STATED TASK: All lines from the top of the records below through the line holding "from matplotlib.colors import", and only those, should be printed exactly, minus the pictures.

RECORDED DATA:
┌──
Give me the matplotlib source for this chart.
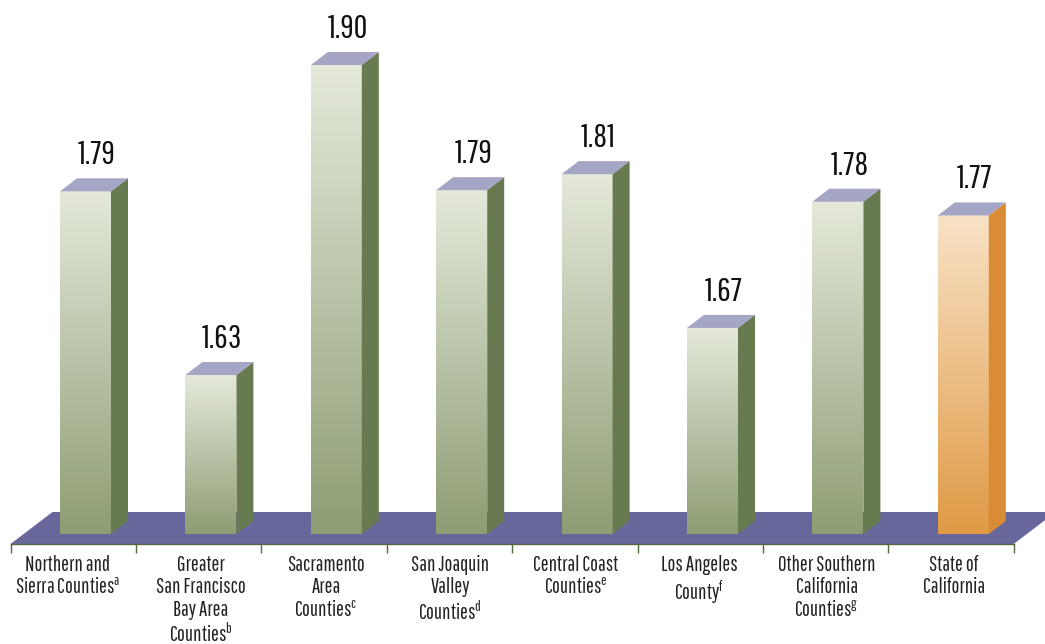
import matplotlib
matplotlib.use('Agg')
import matplotlib.pyplot as plt
import numpy as np
from matplotlib.colors import LinearSegmentedColormap, to_rgb

categories = [
    'Northern and\nSierra Counties$^{a}$',
    'Greater\nSan Francisco\nBay Area\nCounties$^{b}$',
    'Sacramento\nArea\nCounties$^{c}$',
    'San Joaquin\nValley\nCounties$^{d}$',
    'Central Coast\nCounties$^{e}$',
    'Los Angeles\nCounty$^{f}$',
    'Other Southern\nCalifornia\nCounties$^{g}$',
    'State of\nCalifornia',
]
value_labels = ['1.79', '1.63', '1.90', '1.79', '1.81', '1.67', '1.78', '1.77']
# bar heights as drawn (the 1.81 bar is a bit short in the picture)
heights = [1.79, 1.63, 1.90, 1.791, 1.805, 1.671, 1.781, 1.769]

W, H = 1045, 644
px_x = 125.4     # pixels per category
px_y = 1148.0    # pixels per unit of value
base = 1.4915
bar_w = 51 / px_x
depth_x = 17 / px_x
depth_y = 13 / px_y

plt.rcParams['font.family'] = ['Pathway Gothic One', 'Liberation Sans', 'DejaVu Sans']
plt.rcParams['mathtext.default'] = 'regular'
plt.rcParams['mathtext.fontset'] = 'custom'
plt.rcParams['mathtext.rm'] = 'Pathway Gothic One'

fig = plt.figure(figsize=(W / 100, H / 100), dpi=100)
ax = fig.add_axes([0, 0, 1, 1])

x0 = (0 - 85.5) / px_x
x1 = (W - 85.5) / px_x
y_top = base + 534 / px_y
y_bot = base - (H - 534) / px_y

green = ('#e4e9da', '#8e9d74', '#677a50')
orange = ('#f8e2c6', '#e09a45', '#da8c35')
top_color = '#a5a5c6'
floor_color = '#67679b'

# floor
fl = base - 10 / px_y
fl_y2 = base + 22 / px_y
left = -0.5 - 0.098
shift = 42 / px_x
ax.fill([left, left + 8, left + 8 + shift, left + shift],
        [fl, fl, fl_y2, fl_y2], color=floor_color, lw=0, zorder=1)

for i, h in enumerate(heights):
    top_c, bot_c, side_c = orange if i == 7 else green
    cmap = LinearSegmentedColormap.from_list('g', [to_rgb(top_c), to_rgb(bot_c)])
    l, r = i - bar_w / 2, i + bar_w / 2
    ax.imshow(np.linspace(0, 1, 256).reshape(-1, 1), cmap=cmap, aspect='auto',
              extent=(l, r, base, h), origin='upper', zorder=3)
    ax.fill([r, r + depth_x, r + depth_x, r],
            [base, base + depth_y, h + depth_y, h], color=side_c, lw=0, zorder=3)
    ax.fill([l, r, r + depth_x, l + depth_x],
            [h, h, h + depth_y, h + depth_y], color=top_color, lw=0, zorder=3)
    ax.annotate(value_labels[i], (i, h), xytext=(8.3, 26), textcoords='offset points',
                ha='center', va='center', fontsize=24, color='#111111', zorder=4)

ax.set_xlim(x0, x1)
ax.set_ylim(y_bot, y_top)

for s in ['top', 'left', 'right']:
    ax.spines[s].set_visible(False)
ax.patch.set_visible(False)
ax.yaxis.set_visible(False)
ax.spines['bottom'].set_position(('data', fl))
ax.spines['bottom'].set_bounds(left, left + 8)
ax.spines['bottom'].set_color('#56693f')
ax.spines['bottom'].set_linewidth(1.0)

# label centres don't sit exactly mid-category in the picture
label_dx = np.array([-7, 1.5, 1, 0, 0, -2, 0, 2]) / px_x
ax.set_xticks(np.arange(8) - 0.09 + label_dx, categories, fontsize=15, color='#222222', linespacing=1.14)
ax.set_xticks(left + np.arange(9), minor=True)
ax.tick_params(axis='x', which='major', length=0, pad=8)
ax.tick_params(axis='x', which='minor', length=6.5, width=1.0, color='#56693f')

fig.savefig('out.png', dpi=100)
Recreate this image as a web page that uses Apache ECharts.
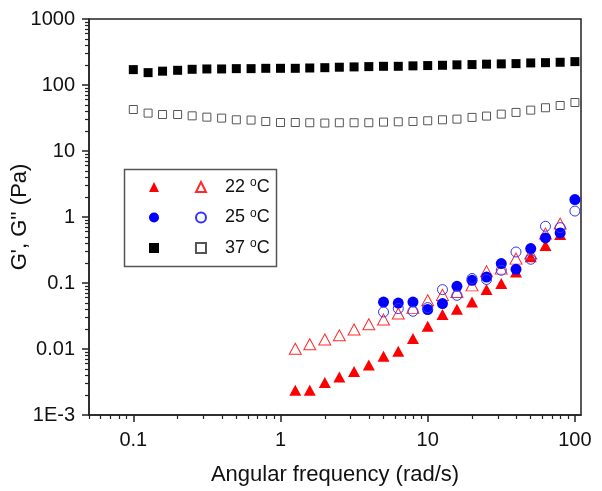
<!DOCTYPE html>
<html><head><meta charset="utf-8">
<script src="https://cdn.jsdelivr.net/npm/echarts@6/dist/echarts.min.js"></script>
<style>html,body{margin:0;padding:0;background:#fff}#c{width:602px;height:491px}</style>
</head><body><div id="c"></div>
<script>
// Angular frequency (rad/s)
const freq = [0.1,0.126,0.158,0.2,0.251,0.316,0.398,0.501,0.631,0.794,
  1,1.26,1.58,2,2.51,3.16,3.98,5.01,6.31,7.94,
  10,12.6,15.8,20,25.1,31.6,39.8,50.1,63.1,79.4,100];
// 37 C (all frequencies)
const gp37  = [171,154,162,167,173,175,175,177,177,179,179,179,181,183,186,188,190,192,192,195,197,199,202,204,207,209,211,216,218,221,226];
const gpp37 = [42.5,37.5,35.7,35.7,34.1,32.6,31.5,29.7,29.4,28.0,27.0,27.0,26.8,26.5,26.8,26.8,26.8,27.4,27.7,28.0,28.7,29.7,30.4,32.3,33.8,36.2,38.4,41.6,45.2,48.9,54.3];
// 22 C (1.26 .. 79.4 rad/s)
const freq22 = [1.26,1.58,2,2.51,3.16,3.98,5.01,6.31,7.94,10,12.6,15.8,20,25.1,31.6,39.8,50.1,63.1,79.4];
const gp22  = [0.00237,0.00237,0.0031,0.00377,0.00455,0.00573,0.00775,0.00923,0.0144,0.0221,0.0333,0.040,0.0515,0.0794,0.098,0.147,0.25,0.369,0.541];
const gpp22 = [0.0101,0.0118,0.0139,0.0161,0.0197,0.0237,0.0279,0.0344,0.042,0.0547,0.066,0.073,0.092,0.150,0.165,0.234,0.279,0.56,0.794];
// 25 C (5.01 .. 100 rad/s)
const freq25 = [5.01,6.31,7.94,10,12.6,15.8,20,25.1,31.6,39.8,50.1,63.1,79.4,100];
const gp25  = [0.0515,0.0497,0.0515,0.0396,0.0487,0.089,0.11,0.123,0.197,0.161,0.332,0.481,0.573,1.84];
const gpp25 = [0.0364,0.041,0.0373,0.0424,0.0794,0.065,0.117,0.113,0.156,0.295,0.229,0.723,0.69,1.23];

const xMajor = [0.1,1,10,100];
const xMajorLabels = ['0.1','1','10','100'];
const xMinor = [0.05,0.06,0.07,0.08,0.09,0.2,0.3,0.4,0.5,0.6,0.7,0.8,0.9,2,3,4,5,6,7,8,9,20,30,40,50,60,70,80,90];
const yMajor = [0.001,0.01,0.1,1,10,100,1000];
const yMajorLabels = ['1E-3','0.01','0.1','1','10','100','1000'];
const yMinor = [0.002,0.003,0.004,0.005,0.006,0.007,0.008,0.009,0.02,0.03,0.04,0.05,0.06,0.07,0.08,0.09,
  0.2,0.3,0.4,0.5,0.6,0.7,0.8,0.9,2,3,4,5,6,7,8,9,20,30,40,50,60,70,80,90,200,300,400,500,600,700,800,900];

const FONT = 'Liberation Sans, Arial, sans-serif';
const AX = '#222';
function fmt(v, vals, labs){
  for (let i=0;i<vals.length;i++){ if (Math.abs(Math.log10(v)-Math.log10(vals[i]))<1e-6) return labs[i]; }
  return '';
}
function pairs(xs, ys){ return xs.map((x,i)=>[x, ys[i]]); }

const chart = echarts.init(document.getElementById('c'), null, {renderer:'canvas'});

const baseX = {type:'log', min:0.05, max:110, gridIndex:0, position:'bottom', splitLine:{show:false}};
const baseY = {type:'log', min:0.001, max:1000, gridIndex:0, position:'left', splitLine:{show:false}};

const series = [
  {name:"G' 22", type:'scatter', data:pairs(freq22,gp22), symbol:'triangle', symbolSize:[12,11], itemStyle:{color:'#ff0000', opacity:1}},
  {name:"G'' 22", type:'scatter', data:pairs(freq22,gpp22), symbol:'triangle', symbolSize:[12,11], itemStyle:{color:'rgba(255,255,255,0)', borderColor:'#ff2a2a', borderWidth:1, opacity:1}},
  {name:"G' 25", type:'scatter', data:pairs(freq25,gp25), symbol:'circle', symbolSize:11, itemStyle:{color:'#0000ff', opacity:1}},
  {name:"G'' 25", type:'scatter', data:pairs(freq25,gpp25), symbol:'circle', symbolSize:10, itemStyle:{color:'rgba(255,255,255,0)', borderColor:'#3333ff', borderWidth:1, opacity:1}},
  {name:"G' 37", type:'scatter', data:pairs(freq,gp37), symbol:'rect', symbolSize:9, itemStyle:{color:'#000000', opacity:1}},
  {name:"G'' 37", type:'scatter', data:pairs(freq,gpp37), symbol:'rect', symbolSize:8, itemStyle:{color:'rgba(255,255,255,0)', borderColor:'#555555', borderWidth:1, opacity:1}}
];
series.forEach(s=>{ s.xAxisIndex=0; s.yAxisIndex=0; s.emphasis={disabled:true}; s.z=2; });

chart.setOption({
  animation:false,
  backgroundColor:'#fff',
  textStyle:{fontFamily:FONT},
  grid:{left:89, right:21, top:19, bottom:76, show:true, borderColor:AX, borderWidth:1.5, backgroundColor:'transparent', outerBoundsMode:'none', containLabel:false},
  xAxis:[
    Object.assign({}, baseX, {
      name:'Angular frequency (rad/s)', nameLocation:'middle', nameGap:49, nameMoveOverlap:false,
      nameTextStyle:{fontSize:22, color:'#111', fontFamily:FONT},
      axisLine:{show:true, lineStyle:{color:AX, width:1.5}},
      axisTick:{show:true, inside:false, length:4, customValues:xMinor, lineStyle:{color:AX, width:1.2}},
      axisLabel:{show:true, customValues:xMajor, fontSize:20, color:'#111', margin:15, fontFamily:FONT,
        formatter:v=>fmt(v,xMajor,xMajorLabels)}
    }),
    Object.assign({}, baseX, {
      axisLine:{show:false},
      axisTick:{show:true, inside:false, length:7, customValues:xMajor, lineStyle:{color:AX, width:1.5}},
      axisLabel:{show:false}
    })
  ],
  yAxis:[
    Object.assign({}, baseY, {
      name:"G', G'' (Pa)", nameLocation:'middle', nameGap:58, nameRotate:90, nameMoveOverlap:false,
      nameTextStyle:{fontSize:22, color:'#111', fontFamily:FONT},
      axisLine:{show:true, lineStyle:{color:AX, width:1.5}},
      axisTick:{show:true, inside:false, length:4, customValues:yMinor, lineStyle:{color:AX, width:1.2}},
      axisLabel:{show:true, customValues:yMajor, fontSize:20, color:'#111', margin:14, fontFamily:FONT,
        formatter:v=>fmt(v,yMajor,yMajorLabels)}
    }),
    Object.assign({}, baseY, {
      axisLine:{show:false},
      axisTick:{show:true, inside:false, length:7, customValues:yMajor, lineStyle:{color:AX, width:1.5}},
      axisLabel:{show:false}
    })
  ],
  legend:[
    {data:["G' 22","G' 25","G' 37"], orient:'vertical', left:149, top:177, padding:0, itemWidth:10, itemHeight:10, itemGap:10.5,
      selectedMode:false, formatter:()=>' ', textStyle:{fontSize:18, lineHeight:20, fontFamily:FONT}},
    {data:["G'' 22","G'' 25","G'' 37"], orient:'vertical', left:195, top:177, padding:0, itemWidth:10, itemHeight:10, itemGap:10.5,
      selectedMode:false,
      formatter:name=>{ const t = name.split(' ')[1]; return '{n|'+t+' }{s|o}{n|C}'; },
      textStyle:{fontSize:18, lineHeight:20, color:'#111', fontFamily:FONT,
        rich:{n:{fontSize:18, lineHeight:20, color:'#111', fontFamily:FONT},
              s:{fontSize:12, lineHeight:8, color:'#111', fontFamily:FONT, verticalAlign:'top'}},
        padding:[0,0,0,14]}}
  ],
  graphic:[{type:'rect', left:122, top:167, shape:{width:152, height:97}, style:{fill:'none', stroke:'#555', lineWidth:1.5}, silent:true}],
  series:series
});
</script></body></html>
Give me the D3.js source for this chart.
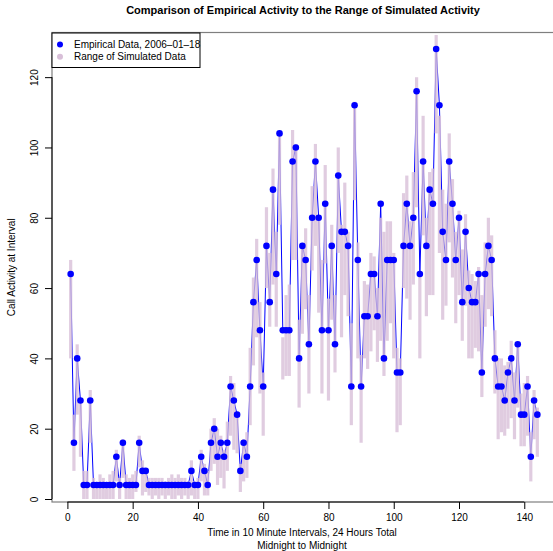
<!DOCTYPE html>
<html><head><meta charset="utf-8">
<script src="https://cdn.jsdelivr.net/npm/d3@7"></script>
<style>body{margin:0;background:#fff;} text{font-family:"Liberation Sans",Arial,sans-serif;}</style>
</head><body>
<svg id="c" width="553" height="551"></svg>
<script>
const empirical = [64,16,40,28,4,4,28,4,4,4, 4,4,4,4,12,4,16,4,4,4, 4,16,8,8,4,4,4,4,4,4,
 4,4,4,4,4,4,4,8,4,4, 12,8,4,16,20,12,16,12,16,32, 28,24,8,16,12,32,56,68,48,32,
 72,56,88,64,104,48,48,48,96,100, 40,72,68,44,80,96,80,48,84,48, 72,44,92,76,76,72,32,112,68,32,
 52,52,64,64,52,84,40,68,68,68, 36,36,72,84,72,80,116,64,96,72, 88,84,128,112,76,68,96,84,68,80,
 56,76,60,56,56,64,36,64,72,68, 40,32,32,28,36,40,28,44,24,24, 32,12,28,24];
const simMin = [40,8,24,12,0,0,16,0,0,0, 0,0,0,0,5,0,6,0,0,0, 2,9,1,2,1,0,1,0,1,0,
 1,0,0,1,0,1,0,1,0,0, 5,1,1,8,10,4,6,3,8,18, 14,13,2,5,6,21,38,46,30,18,
 60,49,61,49,78,34,35,35,68,68, 26,47,54,30,65,72,53,30,67,28, 51,36,70,46,58,52,21,85,40,16,
 40,37,42,48,39,45,35,45,50,40, 19,21,60,57,51,61,83,40,75,52, 58,58,104,70,51,55,73,63,50,58,
 45,55,40,40,43,42,29,49,54,52, 30,17,19,18,20,23,17,26,15,15, 18,5,17,12];
const simMax = [68,24,44,28,8,8,31,6,4,7, 6,4,7,8,14,6,17,7,6,7, 8,18,11,8,6,6,6,6,6,5,
 6,7,6,7,6,6,5,11,5,6, 14,10,8,20,23,20,18,14,22,35, 33,24,10,17,19,43,63,74,56,36,
 83,70,94,76,104,46,58,61,105,101, 51,72,77,58,89,101,80,68,95,57, 78,58,100,78,90,76,50,113,73,41,
 62,61,70,69,60,80,76,79,79,70, 43,40,87,92,79,93,120,64,109,80, 93,94,132,109,88,84,104,91,76,82,
 71,81,65,64,62,66,58,73,80,75, 48,40,40,38,39,45,36,44,30,33, 35,19,31,26];
const xTicks = [0,20,40,60,80,100,120,140];
const yTicks = [0,20,40,60,80,100,120];
const titleText = "Comparison of Empirical Activity to the Range of Simulated Activity";
const xTitle = ["Time in 10 Minute Intervals, 24 Hours Total","Midnight to Midnight"];
const yTitle = "Call Activity at Interval";
const legendLabels = ["Empirical Data, 2006\u201301\u201318","Range of Simulated Data"];
const colEmp = "#0000FF", colSim = "#D8BFD8";

const data = empirical.map((v,i)=>({t:i+1, v, lo:simMin[i], hi:simMax[i]}));
const svg = d3.select("#c");
const L=52, R=556, T=32.5, B=502;
const x = d3.scaleLinear().domain([-4.72,149.72]).range([L,R]);
const y = d3.scaleLinear().domain([-0.853,132.7]).range([B,T]);

// line
svg.append("path").datum(data)
  .attr("d", d3.line().x(d=>x(d.t)).y(d=>y(d.v)))
  .attr("fill","none").attr("stroke",colEmp).attr("stroke-width",1);
// ranges
svg.append("g").selectAll("line").data(data).join("line")
  .attr("x1",d=>x(d.t)).attr("x2",d=>x(d.t))
  .attr("y1",d=>y(d.lo)).attr("y2",d=>y(d.hi))
  .attr("stroke",colSim).attr("stroke-width",3.2).attr("stroke-opacity",0.8);
// points
svg.append("g").selectAll("circle").data(data).join("circle")
  .attr("cx",d=>x(d.t)).attr("cy",d=>y(d.v)).attr("r",3.3).attr("fill",colEmp);

// box
svg.append("rect").attr("x",L).attr("y",T).attr("width",R-L).attr("height",B-T)
  .attr("fill","none").attr("stroke","#7f7f7f").attr("stroke-width",1.2);

// axes
const xa = svg.append("g").attr("transform",`translate(0,${B})`)
  .call(d3.axisBottom(x).tickValues(xTicks).tickSize(7).tickPadding(5));
xa.select(".domain").remove();
xa.append("line").attr("x1",x(0)).attr("x2",x(140)).attr("stroke","#000");
xa.selectAll("text").attr("font-size",10).attr("fill","#000").attr("font-family","Liberation Sans, Arial, sans-serif");
const ya = svg.append("g").attr("transform",`translate(${L},0)`)
  .call(d3.axisLeft(y).tickValues(yTicks).tickSize(7));
ya.select(".domain").remove();
ya.append("line").attr("y1",y(0)).attr("y2",y(120)).attr("stroke","#000");
ya.selectAll(".tick text").attr("font-size",10).attr("fill","#000")
  .attr("font-family","Liberation Sans, Arial, sans-serif")
  .attr("x",null).attr("dy",null)
  .attr("text-anchor","middle")
  .attr("transform","translate(-14,0) rotate(-90)").attr("dy","0");

// titles
svg.append("text").attr("x",303).attr("y",14).attr("text-anchor","middle")
  .attr("font-weight","bold").attr("font-size",11).text(titleText);
xTitle.forEach((t,i)=>svg.append("text").attr("x",302).attr("y",536+i*13.3)
  .attr("text-anchor","middle").attr("font-size",10).text(t));
svg.append("text").attr("transform",`translate(15,${(T+B)/2}) rotate(-90)`)
  .attr("text-anchor","middle").attr("font-size",10).text(yTitle);

// legend
const lg = svg.append("g");
lg.append("rect").attr("x",L).attr("y",33).attr("width",148).attr("height",34.5)
  .attr("fill","#fff").attr("stroke","#000").attr("stroke-width",1);
[colEmp,colSim].forEach((c,i)=>{
  lg.append("circle").attr("cx",60).attr("cy",44.5+i*12.3).attr("r",3).attr("fill",c);
  lg.append("text").attr("x",74).attr("y",48+i*12.3).attr("font-size",10).text(legendLabels[i]);
});
</script>
</body></html>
└──
RESPONSE TO THE EXERCISE:
Give me the matplotlib source for this chart.
import matplotlib
matplotlib.use('Agg')
import matplotlib.pyplot as plt
import numpy as np
from matplotlib.colors import LinearSegmentedColormap, to_rgb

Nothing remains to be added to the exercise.